Grabados de Jose Guadalupe Posada (Prints of Jose Guadalupe Posada), 1975
Grabados de Jose Guadalupe Posada (Prints of Jose Guadalupe Posada), 1975 Printed by the Fondo de Cultura Economica Argentina Twenty One Off-set Lithographs Edition #3/400
13.5" h x 10.5" w, paper size Excellent condition
This portfolio accompanied an exhibition produced by the Fondo de Cultura Economica in Buenos Aires, Argentina in 1975. The portfolio contains twenty-one reproduction images from the exhibition, ranging from Posada's infamous calaveras, as well as his lesser known illustrations depicting sensational news stories of the day.

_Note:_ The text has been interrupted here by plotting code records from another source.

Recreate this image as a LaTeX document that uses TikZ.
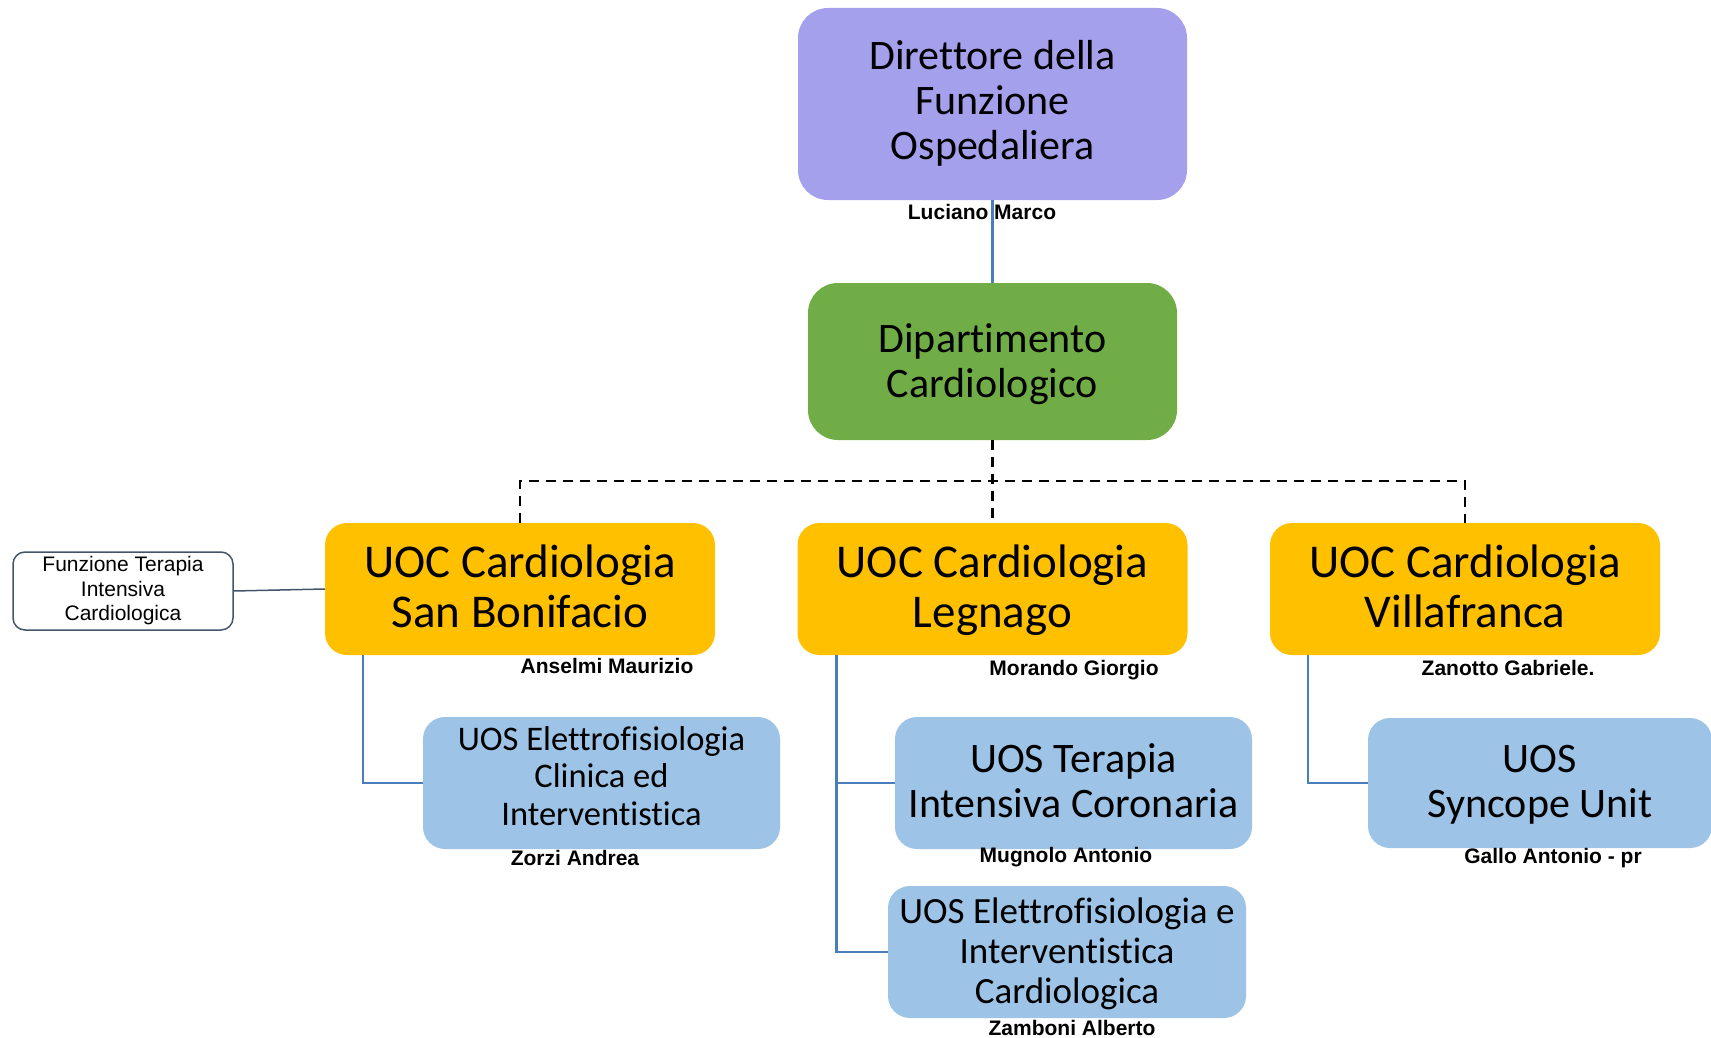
\documentclass[tikz,border=0pt]{standalone}
\usepackage{fontspec}
\setmainfont{Carlito}[Ligatures=CommonOff]
\newfontfamily\arialfont{Liberation Sans}
\definecolor{purplebox}{RGB}{165,160,236}
\definecolor{greenbox}{RGB}{112,173,71}
\definecolor{goldbox}{RGB}{255,192,0}
\definecolor{bluebox}{RGB}{157,195,230}
\definecolor{linkblue}{RGB}{74,126,187}
\definecolor{slate}{RGB}{68,84,106}
\begin{document}
\begin{tikzpicture}[x=1pt,y=-1pt,
  cbox/.style={rectangle, inner sep=0pt, align=center, text=black},
  struts/.style 2 args={execute at begin node={\rule{0pt}{#1pt}}, execute at end node={\rule[-#2pt]{0pt}{0pt}}},
  topbox/.style={cbox, fill=purplebox, rounded corners=30pt, font=\fontsize{42}{45}\selectfont},
  depbox/.style={cbox, fill=greenbox, rounded corners=30pt, font=\fontsize{42}{45}\selectfont},
  uocbox/.style={cbox, fill=goldbox, rounded corners=22pt, minimum width=390pt, minimum height=132pt, font=\fontsize{47}{50}\selectfont, struts={96}{20}},
  uosbox/.style={cbox, fill=bluebox, rounded corners=22pt, minimum height=132pt},
  sidebox/.style={cbox, draw=slate, line width=1.5pt, rounded corners=12pt, minimum width=220pt, minimum height=78pt, font=\arialfont\fontsize{21}{24.5}\selectfont},
  person/.style={inner sep=0pt, font=\arialfont\bfseries\fontsize{21}{24}\selectfont},
  link/.style={draw=linkblue, line width=2.5pt},
  dashlink/.style={draw=black, line width=2.5pt, dash pattern=on 10pt off 7pt},
  sidelink/.style={draw=slate, line width=1.5pt}]
\useasboundingbox (0,0) rectangle (1711,1038);
% boxes
\node[topbox, minimum width=389pt, minimum height=192pt, struts={132}{20}] (dir) at (992.5,104) {Direttore della\\Funzione\\Ospedaliera};
\node[depbox, minimum width=369pt, minimum height=157pt, struts={91}{20}] (dep) at (992.5,361.5) {Dipartimento\\Cardiologico};
\node[uocbox] (u1) at (520,589) {UOC Cardiologia\\San Bonifacio};
\node[uocbox] (u2) at (992.5,589) {UOC Cardiologia\\Legnago};
\node[uocbox] (u3) at (1465,589) {UOC Cardiologia\\Villafranca};
\node[uosbox, minimum width=357pt, font=\fontsize{34.5}{37.5}\selectfont, struts={104}{20}] (s1) at (601.5,783) {UOS Elettrofisiologia\\Clinica ed\\Interventistica};
\node[uosbox, minimum width=357pt, font=\fontsize{42}{45}\selectfont, struts={88}{20}] (s2) at (1073.5,783) {UOS Terapia\\Intensiva Coronaria};
\node[uosbox, minimum width=358pt, font=\fontsize{37}{40}\selectfont, struts={112}{10}] (s3) at (1067,952) {UOS Elettrofisiologia e\\Interventistica\\Cardiologica};
\node[uosbox, minimum width=344pt, minimum height=130pt, font=\fontsize{42}{45}\selectfont, struts={88}{20}] (s4) at (1540,783) {UOS\\Syncope Unit};
\node[sidebox] (f) at (123,591) {Funzione Terapia\\Intensiva\\Cardiologica};
% names
\node[person] (n0) at (982,212) {Luciano Marco};
\node[person] (n1) at (607,666) {Anselmi Maurizio};
\node[person] (n2) at (1074,670) {Morando Giorgio};
\node[person] (n3) at (1508,668) {Zanotto Gabriele.};
\node[person] (n4) at (575,858) {Zorzi Andrea};
\node[person] (n5) at (1066,857) {Mugnolo Antonio};
\node[person] (n6) at (1553,858) {Gallo Antonio - pr};
\node[person] (n7) at (1072,1028) {Zamboni Alberto};
% connectors
\coordinate (bus) at (992.5,481);
\draw[link] (dir.south) -- (dep.north);
\draw[dashlink] (dep.south) -- (u2.north);
\draw[dashlink] (u1.north) |- (bus) -| (u3.north);
\draw[link] ([xshift=38pt]u1.south west) |- (s1.west);
\draw[link] ([xshift=39pt]u2.south west) |- (s2.west);
\draw[link] ([xshift=39pt]u2.south west) |- (s3.west);
\draw[link] ([xshift=38pt]u3.south west) |- (s4.west);
\draw[sidelink] (f.east) -- (u1.west);
\end{tikzpicture}
\end{document}
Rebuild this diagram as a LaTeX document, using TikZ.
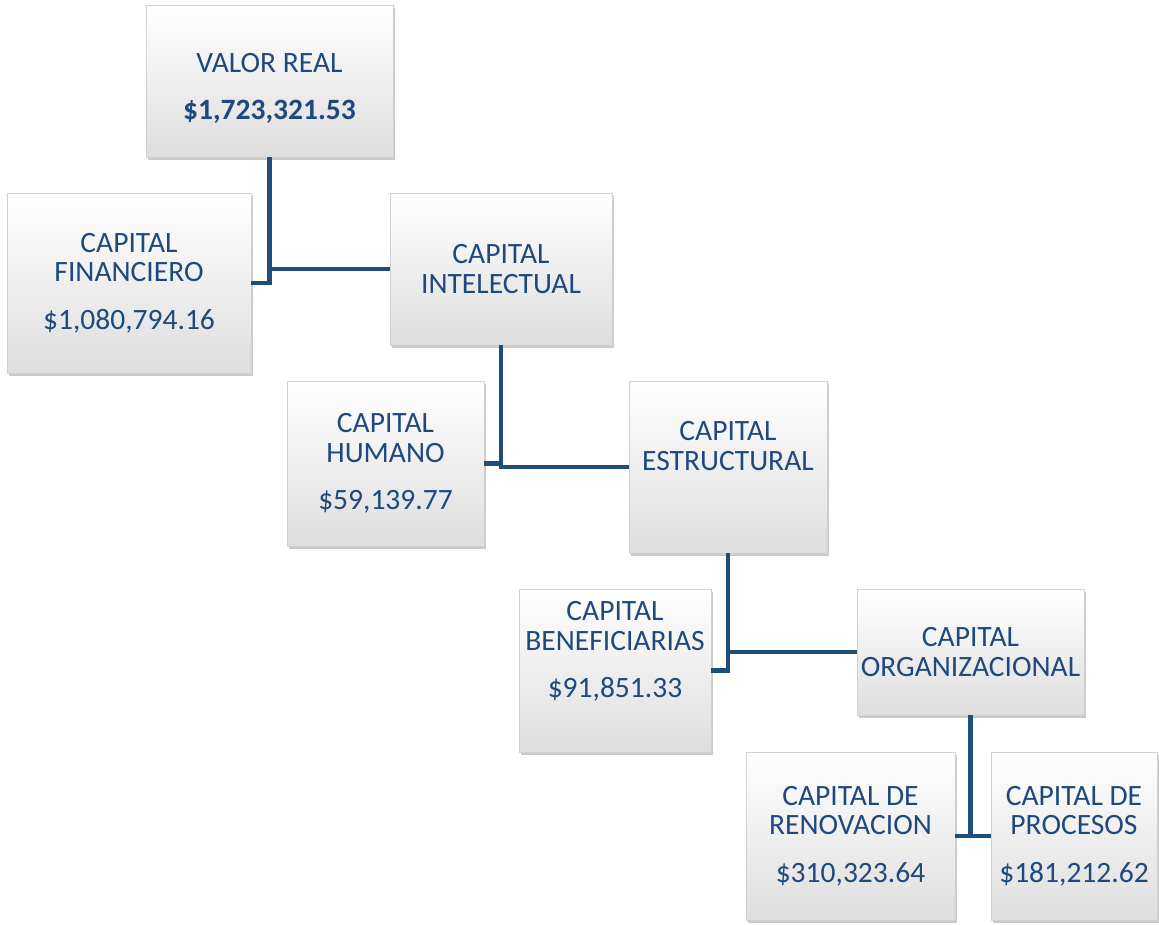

José Guadalupe Posada (1851–1913) was a Mexican illustrator known for his satirical and politically acute calaveras. Deriving from the Spanish word for 'skulls', these calaveras were illustrations featuring skeletons which would, after Posada's death, become closely associated with the mexican holiday Día de los Muertos, the Day of the Dead. Most of these calaveras were published by the press of Antonio Vanegas Arroyo which produced inexpensive literature for the lower classes, including thousands of satirical broadsides which Posada illustrated.
Through this focus on mortality Vanegas Arroyo and Posada satirized many poignant issues of the day, in particular the details of bourgeois life and the dictatorship of Porfirio Díaz. On January 20th 1913, 3 years after the start of the Mexican Revolution, José Guadalupe Posada died at his home in obscurity. He was penniless and buried in an unmarked grave. It was only years later in the 1920s that his work became recognized on a national and international level after it was championed by the French ex-patriot artist Jean Charlot who described Posada as “printmaker to the Mexican people."